━━━ Raw data

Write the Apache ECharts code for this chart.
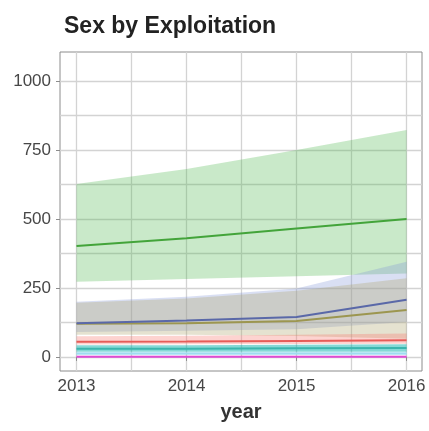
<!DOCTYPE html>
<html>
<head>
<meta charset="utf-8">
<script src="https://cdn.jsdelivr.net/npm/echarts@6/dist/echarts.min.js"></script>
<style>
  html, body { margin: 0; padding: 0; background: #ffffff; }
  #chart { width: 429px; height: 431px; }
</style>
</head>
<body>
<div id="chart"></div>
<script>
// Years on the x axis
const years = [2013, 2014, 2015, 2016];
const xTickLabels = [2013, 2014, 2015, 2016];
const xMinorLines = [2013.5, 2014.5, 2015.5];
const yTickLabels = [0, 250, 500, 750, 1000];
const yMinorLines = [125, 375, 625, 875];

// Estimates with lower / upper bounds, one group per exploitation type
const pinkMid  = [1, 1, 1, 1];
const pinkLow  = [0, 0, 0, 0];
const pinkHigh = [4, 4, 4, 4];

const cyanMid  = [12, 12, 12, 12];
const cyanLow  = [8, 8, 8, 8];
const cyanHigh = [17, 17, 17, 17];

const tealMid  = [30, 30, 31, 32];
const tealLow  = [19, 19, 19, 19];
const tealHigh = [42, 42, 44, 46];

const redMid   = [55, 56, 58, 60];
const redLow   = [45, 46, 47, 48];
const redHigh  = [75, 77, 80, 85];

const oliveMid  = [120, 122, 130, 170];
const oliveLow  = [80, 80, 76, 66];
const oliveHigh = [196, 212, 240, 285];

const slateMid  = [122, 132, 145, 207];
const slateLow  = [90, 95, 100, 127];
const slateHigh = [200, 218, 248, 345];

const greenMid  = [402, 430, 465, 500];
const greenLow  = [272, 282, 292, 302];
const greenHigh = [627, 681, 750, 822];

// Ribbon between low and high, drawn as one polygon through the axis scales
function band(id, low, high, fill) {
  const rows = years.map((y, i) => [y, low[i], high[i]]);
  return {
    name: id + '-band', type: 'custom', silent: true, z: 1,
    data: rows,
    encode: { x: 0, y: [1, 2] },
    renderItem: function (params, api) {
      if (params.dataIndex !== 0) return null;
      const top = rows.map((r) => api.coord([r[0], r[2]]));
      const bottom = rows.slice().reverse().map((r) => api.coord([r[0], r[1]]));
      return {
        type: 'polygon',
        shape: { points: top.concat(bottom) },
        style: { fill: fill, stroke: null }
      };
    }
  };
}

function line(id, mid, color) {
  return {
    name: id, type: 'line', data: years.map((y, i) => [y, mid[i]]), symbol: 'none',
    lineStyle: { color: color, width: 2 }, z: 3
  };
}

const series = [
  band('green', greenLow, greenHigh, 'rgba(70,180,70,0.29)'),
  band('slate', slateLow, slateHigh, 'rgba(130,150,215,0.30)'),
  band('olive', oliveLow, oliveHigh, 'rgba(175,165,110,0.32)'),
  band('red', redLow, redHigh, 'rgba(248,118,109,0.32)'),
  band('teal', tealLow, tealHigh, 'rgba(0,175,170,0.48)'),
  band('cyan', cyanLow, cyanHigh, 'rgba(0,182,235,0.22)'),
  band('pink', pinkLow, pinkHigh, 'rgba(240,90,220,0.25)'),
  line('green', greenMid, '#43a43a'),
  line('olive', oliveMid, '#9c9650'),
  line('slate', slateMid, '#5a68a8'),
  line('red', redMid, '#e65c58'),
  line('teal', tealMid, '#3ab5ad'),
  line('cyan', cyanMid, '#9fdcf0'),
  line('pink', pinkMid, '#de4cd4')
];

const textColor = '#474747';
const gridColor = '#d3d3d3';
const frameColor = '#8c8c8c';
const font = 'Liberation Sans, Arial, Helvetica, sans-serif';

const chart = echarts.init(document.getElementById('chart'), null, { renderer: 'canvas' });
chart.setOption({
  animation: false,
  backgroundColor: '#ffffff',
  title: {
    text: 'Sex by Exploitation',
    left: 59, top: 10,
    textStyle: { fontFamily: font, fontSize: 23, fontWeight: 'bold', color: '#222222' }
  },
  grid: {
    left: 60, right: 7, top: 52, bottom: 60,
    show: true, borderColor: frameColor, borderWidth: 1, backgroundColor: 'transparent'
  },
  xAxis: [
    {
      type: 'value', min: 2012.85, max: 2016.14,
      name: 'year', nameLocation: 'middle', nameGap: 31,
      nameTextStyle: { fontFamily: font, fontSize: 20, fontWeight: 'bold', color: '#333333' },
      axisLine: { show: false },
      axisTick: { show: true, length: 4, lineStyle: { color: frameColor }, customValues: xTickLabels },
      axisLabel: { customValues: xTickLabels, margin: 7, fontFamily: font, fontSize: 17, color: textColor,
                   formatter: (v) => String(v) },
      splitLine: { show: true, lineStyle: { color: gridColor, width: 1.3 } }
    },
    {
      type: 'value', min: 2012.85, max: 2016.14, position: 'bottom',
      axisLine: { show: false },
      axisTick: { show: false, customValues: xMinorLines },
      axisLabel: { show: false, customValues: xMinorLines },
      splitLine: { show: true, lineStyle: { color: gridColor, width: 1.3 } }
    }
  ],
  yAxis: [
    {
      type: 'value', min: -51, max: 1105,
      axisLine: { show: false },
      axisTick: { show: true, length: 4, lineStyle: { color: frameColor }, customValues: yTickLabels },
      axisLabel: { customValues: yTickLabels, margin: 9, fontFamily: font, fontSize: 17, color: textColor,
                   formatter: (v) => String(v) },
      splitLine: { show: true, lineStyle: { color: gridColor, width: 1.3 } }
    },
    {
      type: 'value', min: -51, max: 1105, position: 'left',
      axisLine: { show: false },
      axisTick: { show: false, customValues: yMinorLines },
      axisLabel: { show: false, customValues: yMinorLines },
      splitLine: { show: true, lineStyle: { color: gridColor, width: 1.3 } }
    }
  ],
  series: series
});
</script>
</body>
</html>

━━━━━━

(Problem to solve)
Give again, word for word, every line from the top of the data through the line with "const cyanHigh = [17, 17, 17, 17];", both ends included, and exclude the pictures.

(The result)
Write the Apache ECharts code for this chart.
<!DOCTYPE html>
<html>
<head>
<meta charset="utf-8">
<script src="https://cdn.jsdelivr.net/npm/echarts@6/dist/echarts.min.js"></script>
<style>
  html, body { margin: 0; padding: 0; background: #ffffff; }
  #chart { width: 429px; height: 431px; }
</style>
</head>
<body>
<div id="chart"></div>
<script>
// Years on the x axis
const years = [2013, 2014, 2015, 2016];
const xTickLabels = [2013, 2014, 2015, 2016];
const xMinorLines = [2013.5, 2014.5, 2015.5];
const yTickLabels = [0, 250, 500, 750, 1000];
const yMinorLines = [125, 375, 625, 875];

// Estimates with lower / upper bounds, one group per exploitation type
const pinkMid  = [1, 1, 1, 1];
const pinkLow  = [0, 0, 0, 0];
const pinkHigh = [4, 4, 4, 4];

const cyanMid  = [12, 12, 12, 12];
const cyanLow  = [8, 8, 8, 8];
const cyanHigh = [17, 17, 17, 17];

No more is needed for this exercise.